Its Bahrain Economic Quarterly Report showed a significant acceleration of growth from the previous quarter, underpinned by both the normalisation of oil production and markedly faster non-oil growth.
The report also noted that the regional economic recovery is progressing somewhat more slowly than initially expected. While GCC growth is expected to accelerate to 2.5% this year and 3% in 2019, this is below historical levels, it said.
The report added that business confidence has varied month to month while the growth of the non-oil sector has proved less pronounced that the expansion in the oil sector.
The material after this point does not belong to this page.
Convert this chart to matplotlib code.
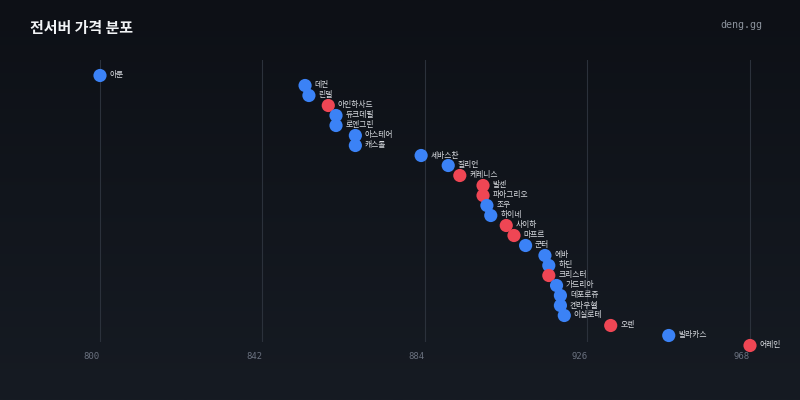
import numpy as np
import matplotlib
matplotlib.use("Agg")
import matplotlib.pyplot as plt

plt.rcParams['font.family'] = ['Noto Sans CJK KR', 'DejaVu Sans']

servers = ["아툰", "데컨", "린델", "아인하사드", "듀크데필", "로엔그린", "아스테어", "캐스톨",
           "세바스찬", "질리언", "케레니스", "발센", "파아그리오", "조우", "하이네", "사이하",
           "마프르", "군터", "에바", "하딘", "크리스터", "가드리아", "데포로쥬", "켄라우헬",
           "이실로테", "오렌", "발라카스", "어레인"]
prices = [800, 853, 854, 859, 861, 861, 866, 866,
          883, 890, 893, 899, 899, 900, 901, 905,
          907, 910, 915, 916, 916, 918, 919, 919,
          920, 932, 947, 968]
groups = ["b", "b", "b", "r", "b", "b", "b", "b",
          "b", "b", "r", "r", "r", "b", "b", "r",
          "r", "b", "b", "b", "r", "b", "b", "b",
          "b", "r", "b", "r"]
ticks = [800, 842, 884, 926, 968]

color_map = {"b": "#3b82f6", "r": "#ef4654"}

W, H = 800, 400
fig = plt.figure(figsize=(8, 4), dpi=100)

# background gradient
bg = fig.add_axes([0, 0, 1, 1])
grad = np.linspace(0, 1, 256).reshape(-1, 1)
top = np.array([13, 16, 22]) / 255
bot = np.array([22, 27, 35]) / 255
img = top + (bot - top) * grad[:, :, None]
bg.imshow(img, aspect='auto', extent=[0, 1, 0, 1], origin='upper')
bg.set_axis_off()

# axes: px 60..780 horizontally, 60..342 vertically
ax_left, ax_right = 60, 780
ax_top, ax_bot = 60, 342
ax = fig.add_axes([ax_left / W, 1 - ax_bot / H, (ax_right - ax_left) / W, (ax_bot - ax_top) / H])
ax.set_facecolor('none')
scale = 650 / 168.0
xmin = 800 - (100 - ax_left) / scale
xmax = xmin + (ax_right - ax_left) / scale
ax.set_xlim(xmin, xmax)
# index i at y = 75.5 + 10 i
ymin_idx = (ax_top - 75.5) / 10.0
ymax_idx = (ax_bot - 75.5) / 10.0
ax.set_ylim(ymax_idx, ymin_idx)

for s in ax.spines.values():
    s.set_visible(False)
ax.set_yticks([])
ax.set_xticks(ticks)
ax.set_xticklabels([str(t) for t in ticks], family='DejaVu Sans Mono', fontsize=6.4, color='#6b7280')
for lbl in ax.get_xticklabels():
    lbl.set_horizontalalignment('right')
ax.tick_params(axis='x', length=0, pad=7.5)
ax.grid(axis='x', color='#2b313b', linewidth=0.8)
ax.set_axisbelow(True)

idx = np.arange(len(prices))
cols = [color_map[g] for g in groups]
ax.scatter(prices, idx, s=90, c=cols, edgecolors='none', zorder=3, clip_on=False)
for i, (name, p) in enumerate(zip(servers, prices)):
    ax.annotate(name, (p, i), xytext=(9.5, 0), textcoords='offset pixels',
                fontsize=5.6, color='#d8dbe0', va='center', ha='left',
                annotation_clip=False, zorder=4)

fig.text(30 / W, 1 - 28 / H, "전서버 가격 분포", fontsize=10.8, fontweight='bold',
         color='#f1f3f5', va='center', ha='left')
fig.text(762 / W, 1 - 25 / H, "deng.gg", family='DejaVu Sans Mono', fontsize=7.2,
         color='#8b929c', va='center', ha='right')

fig.savefig("out.png", dpi=100)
This has prompted a number of governments to initiate economic stimulus programmes after a period of fiscal retrenchment.
The report also predicted that renewed regional spending power will drive growth in cross-border tourism as the Bahraini tourism industry continues to grow across a broad range of metrics.
Visitor numbers are up 5.8% year-on-year and the average number of nights spent in Bahrain per visitor jumped by 16%.
According to the quarterly report, Bahrain’s non-oil GDP expanded by an annual 2.8% in the second quarter, driven by the construction (up 6.7%) and manufacturing sectors (up 4.5%).
The total value of foreign direct investment is also continuing to increase with the total value of projects facilitated by the EDB in the first nine months of 2018 being 138% higher than a year earlier.